"Do you want me to remain and take charge of things about the place?"

"No," she said, with sharp emphasis, "you must go away and let me die in peace, or as near in peace as possible, for I shall never know a moment's ease. Looking back, it seems that I was born wretched; and yet I know that I was happy until treachery—but I will say nothing. Oh, this miserable world!" She swayed herself to and fro, her lips tightly drawn, her eyes hard-set. "But an end of it all will come sooner or later, and then we can say that it all amounted to nothing—that it was all a nightmare. Here comes your Miss May."

"Walk as softly as you can," Miss May said to me, and then looking down, she added: "Poor fellow, you couldn't make a noise with those tattered feet."

I followed her up the stairs, through the hall where so often I had found the old man walking in the dead silence of the night—followed her into the room opposite our "office." At a glance I saw my young master's canopied bed; and upon it lay the old man, propped high with pillows.

"Come here, Dan," he commanded.
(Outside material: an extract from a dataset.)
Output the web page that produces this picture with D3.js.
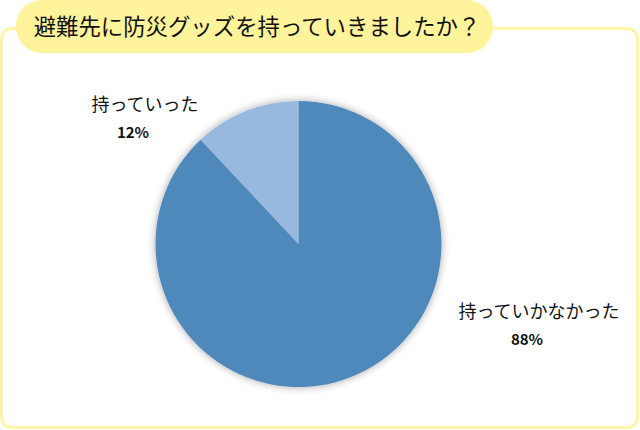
<!DOCTYPE html>
<html>
<head>
<meta charset="utf-8">
<script src="https://cdn.jsdelivr.net/npm/d3@7"></script>
<style>
  html, body { margin: 0; padding: 0; background: #fff; }
  svg { display: block; }
</style>
</head>
<body>
<div id="chart"></div>
<script>
// データ
const categories = ["持っていかなかった", "持っていった"];
const values = [88, 12];
const percentLabels = ["88%", "12%"];
const sliceColors = ["#4f88bb", "#97b9df"];
const title = "避難先に防災グッズを持っていきましたか？";

function drawChart() {
    const width = 640;
    const height = 430;
    const font = "'Noto Sans CJK JP', 'Noto Sans', sans-serif";

    const svg = d3.select("#chart")
        .append("svg")
        .attr("width", width)
        .attr("height", height);

    // 影
    const defs = svg.append("defs");
    const filter = defs.append("filter")
        .attr("id", "shadow")
        .attr("x", "-20%").attr("y", "-20%")
        .attr("width", "140%").attr("height", "140%");
    filter.append("feGaussianBlur")
        .attr("in", "SourceAlpha")
        .attr("stdDeviation", 4)
        .attr("result", "blur");
    filter.append("feComponentTransfer")
        .attr("in", "blur")
        .attr("result", "faded")
        .append("feFuncA").attr("type", "linear").attr("slope", 0.35);
    const merge = filter.append("feMerge");
    merge.append("feMergeNode").attr("in", "faded");
    merge.append("feMergeNode").attr("in", "SourceGraphic");

    // 枠
    svg.append("rect")
        .attr("x", 1.5).attr("y", 28.5)
        .attr("width", 636).attr("height", 399)
        .attr("rx", 10)
        .attr("fill", "#fff")
        .attr("stroke", "#fff39c")
        .attr("stroke-width", 2.5);

    // タイトル
    svg.append("rect")
        .attr("x", 16).attr("y", 0)
        .attr("width", 477).attr("height", 53)
        .attr("rx", 26)
        .attr("fill", "#fff39c");

    svg.append("text")
        .attr("x", 257)
        .attr("y", 35)
        .attr("text-anchor", "middle")
        .attr("font-family", font)
        .attr("font-size", 22.4)
        .attr("fill", "#111")
        .text(title);

    // 円グラフ
    const cx = 298.5, cy = 244, r = 143;

    const pie = d3.pie().sort(null).value(d => d);
    const arc = d3.arc().innerRadius(0).outerRadius(r);
    const color = d3.scaleOrdinal(categories, sliceColors);

    const g = svg.append("g")
        .attr("transform", `translate(${cx},${cy})`)
        .attr("filter", "url(#shadow)");

    g.selectAll("path")
        .data(pie(values))
        .join("path")
        .attr("d", arc)
        .attr("fill", (d, i) => color(categories[i]));

    // ラベル
    const labelPos = [
        { x: 539, y: 318 },
        { x: 145, y: 111 }
    ];

    const labels = svg.append("g")
        .attr("font-family", font)
        .attr("text-anchor", "middle")
        .attr("fill", "#111");

    labels.selectAll("text.name")
        .data(categories)
        .join("text")
        .attr("class", "name")
        .attr("x", (d, i) => labelPos[i].x)
        .attr("y", (d, i) => labelPos[i].y)
        .attr("font-size", 18)
        .text(d => d);

    labels.selectAll("text.pct")
        .data(percentLabels)
        .join("text")
        .attr("class", "pct")
        .attr("x", (d, i) => labelPos[i].x - 12)
        .attr("y", (d, i) => labelPos[i].y + 27)
        .attr("font-size", 15)
        .attr("font-weight", "bold")
        .text(d => d);
}

document.addEventListener('DOMContentLoaded', () => {
    drawChart();
});
</script>
</body>
</html>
His voice was weak, but I was surprised at its clearness. "May, leave us alone, please."

I knelt beside the bed. I took one of his hands and he gave me the other, looking at me with an ashen smile. "Dan, I was determined not to die until I had seen you and I have compelled them to leave me alone most of the time. I was afraid of company—afraid that it might lead my mind off and let death sneak up and master me. I was so determined to live, that nothing but my own mind could have killed me."

How changed he was, even aside from the ravages of disease. His hair was perfectly white and his teeth were gone. His eyes were sunken, but they were still sharp.

"I did not believe he would ever come home, Dan. Something kept on telling me that he would not, morning, noon and night. When we knew that the war could certainly last but a few days more, I took hope; but that something was louder than ever, dinging my boy's death in my ears. So I was not greatly surprised when Elliot came with the news. He gave me your note and told me how he died—like a Gradley and a man. In your note you said—I have it under my pillow—that he told you to say that he loved me. God bless him."

"Master, he told me more than the note contained. He said that if he lived to get home, he would acknowledge to you that he was wrong."

He broke down at this and I wiped the tears out of his eyes.